Speaker of the Michigan House of Representatives
- In office January 6, 1869 – 1872
- Preceded by: P. Dean Warner
- Succeeded by: Charles Croswell

Member of the Michigan House of Representatives from the Van Buren County 1st district
- In office January 1, 1863 – 1872

Member of the Michigan House of Representatives from the Van Buren County district
- In office January 1, 1861 – 1862

Personal details
- Born: May 24, 1825 Sutton, Vermont
- Died: July 13, 1907 (aged 82) Paw Paw, Michigan
- Party: Republican
- Spouses: ; Harty H. Hunt ​ ​(m. 1857; died 1894)​ ; Olivia J. Carpenter ​(m. 1896)​

= Jonathan J. Woodman =

American politician (1825–1907)

Jonathan J. Woodman (May 24, 1825July 13, 1907) was the Speaker of the Michigan House of Representatives from 1869 to 1872.

== Early life ==
Woodman was born on May 24, 1825, in Sutton, Vermont.

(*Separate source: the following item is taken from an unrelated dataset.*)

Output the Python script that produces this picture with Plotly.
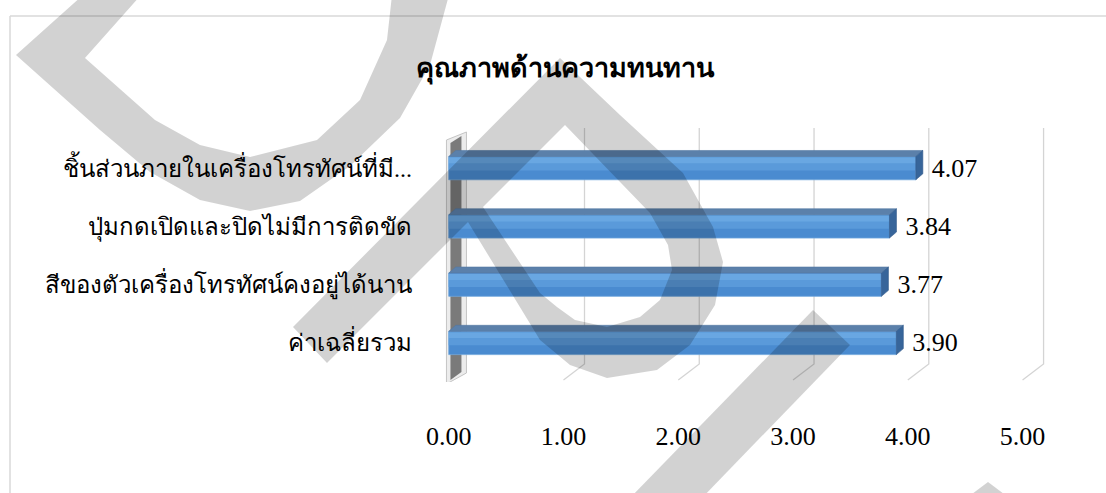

His parents were Joseph Woodman and Tryphena Johnson who were the first settlers in Antwerp Township, east of Paw Paw, in Van Buren County, Michigan.

== Career ==
Woodman was sworn in as a member of the Michigan House of Representatives from the Van Buren County district on January 2, 1861, and served until 1862. Woodman was then sworn in on January 6, 1863, to represent the Van Buren County 1st district until 1872. From 1869 to 1872, Woodman concurrently served as the Speaker of the Michigan House of Representatives. Woodman was a delegate to the Republican National Convention from Michigan in 1876.

== Personal life ==
On March 30, 1857, Woodman married Harty H. Hunt. She died in November 1894. In 1896, Woodman married Olivia J. Carpenter. Woodman was a member of the Michigan State Grange and the National Grange.

== Death ==
Woodman died on July 13, 1907, in Paw Paw.